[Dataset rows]

==============================

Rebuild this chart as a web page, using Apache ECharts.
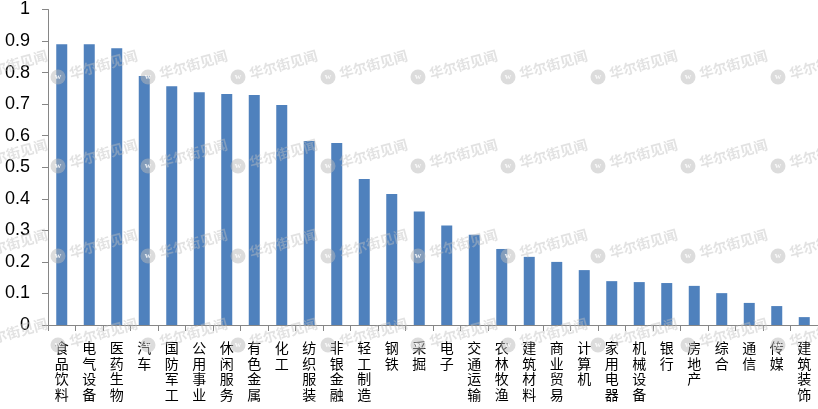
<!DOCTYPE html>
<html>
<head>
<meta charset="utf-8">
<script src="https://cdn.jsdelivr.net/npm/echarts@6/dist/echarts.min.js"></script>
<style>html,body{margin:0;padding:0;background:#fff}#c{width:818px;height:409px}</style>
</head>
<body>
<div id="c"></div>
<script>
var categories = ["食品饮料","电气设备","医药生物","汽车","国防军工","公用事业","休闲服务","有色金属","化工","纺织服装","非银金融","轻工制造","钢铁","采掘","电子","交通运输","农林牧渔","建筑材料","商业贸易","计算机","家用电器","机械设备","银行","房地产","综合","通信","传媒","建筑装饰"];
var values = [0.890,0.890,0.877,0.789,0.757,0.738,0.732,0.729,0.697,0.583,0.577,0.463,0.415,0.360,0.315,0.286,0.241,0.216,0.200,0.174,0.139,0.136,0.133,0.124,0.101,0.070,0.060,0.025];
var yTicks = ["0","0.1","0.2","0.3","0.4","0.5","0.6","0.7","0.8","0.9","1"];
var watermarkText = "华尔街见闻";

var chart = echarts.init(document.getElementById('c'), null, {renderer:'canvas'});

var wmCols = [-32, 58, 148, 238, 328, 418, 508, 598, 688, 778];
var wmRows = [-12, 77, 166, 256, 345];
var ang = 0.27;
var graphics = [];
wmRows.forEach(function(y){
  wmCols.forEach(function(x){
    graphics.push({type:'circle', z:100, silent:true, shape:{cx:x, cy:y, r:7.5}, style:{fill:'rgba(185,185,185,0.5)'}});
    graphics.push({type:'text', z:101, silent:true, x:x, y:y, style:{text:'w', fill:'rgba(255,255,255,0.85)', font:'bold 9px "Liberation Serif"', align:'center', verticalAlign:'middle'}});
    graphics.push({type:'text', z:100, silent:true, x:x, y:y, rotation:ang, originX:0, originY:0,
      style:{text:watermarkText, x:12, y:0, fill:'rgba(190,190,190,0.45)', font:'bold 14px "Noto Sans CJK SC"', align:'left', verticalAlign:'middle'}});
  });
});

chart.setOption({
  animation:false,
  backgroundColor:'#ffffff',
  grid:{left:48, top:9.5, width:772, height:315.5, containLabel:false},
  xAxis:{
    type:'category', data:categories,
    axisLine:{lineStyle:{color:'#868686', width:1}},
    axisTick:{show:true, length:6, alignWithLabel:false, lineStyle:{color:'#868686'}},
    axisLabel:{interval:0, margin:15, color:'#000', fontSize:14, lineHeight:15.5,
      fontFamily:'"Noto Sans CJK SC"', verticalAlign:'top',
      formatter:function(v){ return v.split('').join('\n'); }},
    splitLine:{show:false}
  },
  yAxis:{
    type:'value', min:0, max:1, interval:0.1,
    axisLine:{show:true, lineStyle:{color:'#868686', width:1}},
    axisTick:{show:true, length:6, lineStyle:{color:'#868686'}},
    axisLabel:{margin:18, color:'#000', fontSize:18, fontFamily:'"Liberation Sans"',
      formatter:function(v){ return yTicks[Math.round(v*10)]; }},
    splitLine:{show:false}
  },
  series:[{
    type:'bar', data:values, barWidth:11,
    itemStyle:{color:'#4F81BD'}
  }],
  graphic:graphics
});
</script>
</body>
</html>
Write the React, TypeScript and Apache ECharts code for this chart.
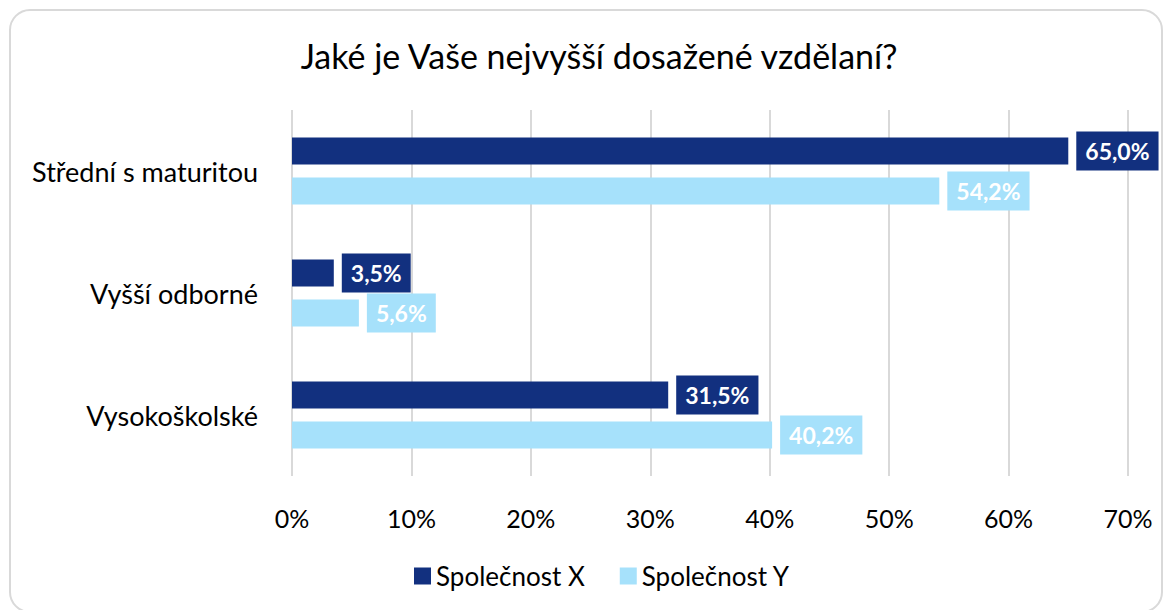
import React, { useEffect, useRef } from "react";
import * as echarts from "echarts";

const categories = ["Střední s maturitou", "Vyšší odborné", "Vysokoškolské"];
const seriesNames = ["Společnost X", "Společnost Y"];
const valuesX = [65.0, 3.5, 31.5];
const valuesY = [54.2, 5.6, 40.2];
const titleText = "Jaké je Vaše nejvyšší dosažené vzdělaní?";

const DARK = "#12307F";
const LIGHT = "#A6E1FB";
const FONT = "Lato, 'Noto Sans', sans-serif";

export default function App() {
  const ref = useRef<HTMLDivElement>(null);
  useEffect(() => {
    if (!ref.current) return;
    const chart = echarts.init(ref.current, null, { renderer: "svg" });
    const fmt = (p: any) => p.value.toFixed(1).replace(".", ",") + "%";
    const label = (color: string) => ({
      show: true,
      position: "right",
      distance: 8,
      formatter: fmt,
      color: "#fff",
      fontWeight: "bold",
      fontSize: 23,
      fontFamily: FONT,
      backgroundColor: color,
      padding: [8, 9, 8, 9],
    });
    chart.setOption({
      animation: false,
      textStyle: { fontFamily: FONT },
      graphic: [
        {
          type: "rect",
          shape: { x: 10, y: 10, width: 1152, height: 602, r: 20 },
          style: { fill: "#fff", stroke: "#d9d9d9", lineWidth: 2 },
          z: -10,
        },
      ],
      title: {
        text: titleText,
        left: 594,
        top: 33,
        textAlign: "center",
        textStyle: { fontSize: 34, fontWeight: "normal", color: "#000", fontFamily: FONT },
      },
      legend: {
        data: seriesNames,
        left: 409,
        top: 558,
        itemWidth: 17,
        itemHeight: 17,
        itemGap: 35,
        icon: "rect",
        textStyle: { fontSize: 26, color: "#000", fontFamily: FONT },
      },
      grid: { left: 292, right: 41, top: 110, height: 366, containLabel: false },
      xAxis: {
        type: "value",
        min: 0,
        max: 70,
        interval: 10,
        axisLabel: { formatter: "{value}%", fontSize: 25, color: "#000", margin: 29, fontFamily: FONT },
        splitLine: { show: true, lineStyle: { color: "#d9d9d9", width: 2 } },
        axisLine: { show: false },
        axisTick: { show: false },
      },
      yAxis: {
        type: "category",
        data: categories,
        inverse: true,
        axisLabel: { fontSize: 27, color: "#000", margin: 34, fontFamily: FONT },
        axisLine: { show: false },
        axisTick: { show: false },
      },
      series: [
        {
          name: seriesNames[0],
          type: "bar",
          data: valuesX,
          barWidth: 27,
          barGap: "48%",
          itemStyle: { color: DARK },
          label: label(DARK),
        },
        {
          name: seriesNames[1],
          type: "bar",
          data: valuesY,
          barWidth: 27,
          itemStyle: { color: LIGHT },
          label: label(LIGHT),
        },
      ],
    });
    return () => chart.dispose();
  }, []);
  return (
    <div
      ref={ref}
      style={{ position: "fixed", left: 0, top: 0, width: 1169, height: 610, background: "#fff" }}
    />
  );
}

==============================

Omitting all images, retype each line of the records precisely.

Rebuild this chart as a web page, using Apache ECharts.
<!DOCTYPE html>
<html>
<head>
<meta charset="utf-8">
<script src="https://cdn.jsdelivr.net/npm/echarts@6/dist/echarts.min.js"></script>
<style>html,body{margin:0;padding:0;background:#fff}#c{width:818px;height:409px}</style>
</head>
<body>
<div id="c"></div>
<script>
var categories = ["食品饮料","电气设备","医药生物","汽车","国防军工","公用事业","休闲服务","有色金属","化工","纺织服装","非银金融","轻工制造","钢铁","采掘","电子","交通运输","农林牧渔","建筑材料","商业贸易","计算机","家用电器","机械设备","银行","房地产","综合","通信","传媒","建筑装饰"];
var values = [0.890,0.890,0.877,0.789,0.757,0.738,0.732,0.729,0.697,0.583,0.577,0.463,0.415,0.360,0.315,0.286,0.241,0.216,0.200,0.174,0.139,0.136,0.133,0.124,0.101,0.070,0.060,0.025];
var yTicks = ["0","0.1","0.2","0.3","0.4","0.5","0.6","0.7","0.8","0.9","1"];
var watermarkText = "华尔街见闻";

var chart = echarts.init(document.getElementById('c'), null, {renderer:'canvas'});

var wmCols = [-32, 58, 148, 238, 328, 418, 508, 598, 688, 778];
var wmRows = [-12, 77, 166, 256, 345];
var ang = 0.27;
var graphics = [];
wmRows.forEach(function(y){
  wmCols.forEach(function(x){
    graphics.push({type:'circle', z:100, silent:true, shape:{cx:x, cy:y, r:7.5}, style:{fill:'rgba(185,185,185,0.5)'}});
    graphics.push({type:'text', z:101, silent:true, x:x, y:y, style:{text:'w', fill:'rgba(255,255,255,0.85)', font:'bold 9px "Liberation Serif"', align:'center', verticalAlign:'middle'}});
    graphics.push({type:'text', z:100, silent:true, x:x, y:y, rotation:ang, originX:0, originY:0,
      style:{text:watermarkText, x:12, y:0, fill:'rgba(190,190,190,0.45)', font:'bold 14px "Noto Sans CJK SC"', align:'left', verticalAlign:'middle'}});
  });
});

chart.setOption({
  animation:false,
  backgroundColor:'#ffffff',
  grid:{left:48, top:9.5, width:772, height:315.5, containLabel:false},
  xAxis:{
    type:'category', data:categories,
    axisLine:{lineStyle:{color:'#868686', width:1}},
    axisTick:{show:true, length:6, alignWithLabel:false, lineStyle:{color:'#868686'}},
    axisLabel:{interval:0, margin:15, color:'#000', fontSize:14, lineHeight:15.5,
      fontFamily:'"Noto Sans CJK SC"', verticalAlign:'top',
      formatter:function(v){ return v.split('').join('\n'); }},
    splitLine:{show:false}
  },
  yAxis:{
    type:'value', min:0, max:1, interval:0.1,
    axisLine:{show:true, lineStyle:{color:'#868686', width:1}},
    axisTick:{show:true, length:6, lineStyle:{color:'#868686'}},
    axisLabel:{margin:18, color:'#000', fontSize:18, fontFamily:'"Liberation Sans"',
      formatter:function(v){ return yTicks[Math.round(v*10)]; }},
    splitLine:{show:false}
  },
  series:[{
    type:'bar', data:values, barWidth:11,
    itemStyle:{color:'#4F81BD'}
  }],
  graphic:graphics
});
</script>
</body>
</html>
Write the React, TypeScript and Apache ECharts code for this chart.
import React, { useEffect, useRef } from "react";
import * as echarts from "echarts";

const categories = ["Střední s maturitou", "Vyšší odborné", "Vysokoškolské"];
const seriesNames = ["Společnost X", "Společnost Y"];
const valuesX = [65.0, 3.5, 31.5];
const valuesY = [54.2, 5.6, 40.2];
const titleText = "Jaké je Vaše nejvyšší dosažené vzdělaní?";

const DARK = "#12307F";
const LIGHT = "#A6E1FB";
const FONT = "Lato, 'Noto Sans', sans-serif";

export default function App() {
  const ref = useRef<HTMLDivElement>(null);
  useEffect(() => {
    if (!ref.current) return;
    const chart = echarts.init(ref.current, null, { renderer: "svg" });
    const fmt = (p: any) => p.value.toFixed(1).replace(".", ",") + "%";
    const label = (color: string) => ({
      show: true,
      position: "right",
      distance: 8,
      formatter: fmt,
      color: "#fff",
      fontWeight: "bold",
      fontSize: 23,
      fontFamily: FONT,
      backgroundColor: color,
      padding: [8, 9, 8, 9],
    });
    chart.setOption({
      animation: false,
      textStyle: { fontFamily: FONT },
      graphic: [
        {
          type: "rect",
          shape: { x: 10, y: 10, width: 1152, height: 602, r: 20 },
          style: { fill: "#fff", stroke: "#d9d9d9", lineWidth: 2 },
          z: -10,
        },
      ],
      title: {
        text: titleText,
        left: 594,
        top: 33,
        textAlign: "center",
        textStyle: { fontSize: 34, fontWeight: "normal", color: "#000", fontFamily: FONT },
      },
      legend: {
        data: seriesNames,
        left: 409,
        top: 558,
        itemWidth: 17,
        itemHeight: 17,
        itemGap: 35,
        icon: "rect",
        textStyle: { fontSize: 26, color: "#000", fontFamily: FONT },
      },
      grid: { left: 292, right: 41, top: 110, height: 366, containLabel: false },
      xAxis: {
        type: "value",
        min: 0,
        max: 70,
        interval: 10,
        axisLabel: { formatter: "{value}%", fontSize: 25, color: "#000", margin: 29, fontFamily: FONT },
        splitLine: { show: true, lineStyle: { color: "#d9d9d9", width: 2 } },
        axisLine: { show: false },
        axisTick: { show: false },
      },
      yAxis: {
        type: "category",
        data: categories,
        inverse: true,
        axisLabel: { fontSize: 27, color: "#000", margin: 34, fontFamily: FONT },
        axisLine: { show: false },
        axisTick: { show: false },
      },
      series: [
        {
          name: seriesNames[0],
          type: "bar",
          data: valuesX,
          barWidth: 27,
          barGap: "48%",
          itemStyle: { color: DARK },
          label: label(DARK),
        },
        {
          name: seriesNames[1],
          type: "bar",
          data: valuesY,
          barWidth: 27,
          itemStyle: { color: LIGHT },
          label: label(LIGHT),
        },
      ],
    });
    return () => chart.dispose();
  }, []);
  return (
    <div
      ref={ref}
      style={{ position: "fixed", left: 0, top: 0, width: 1169, height: 610, background: "#fff" }}
    />
  );
}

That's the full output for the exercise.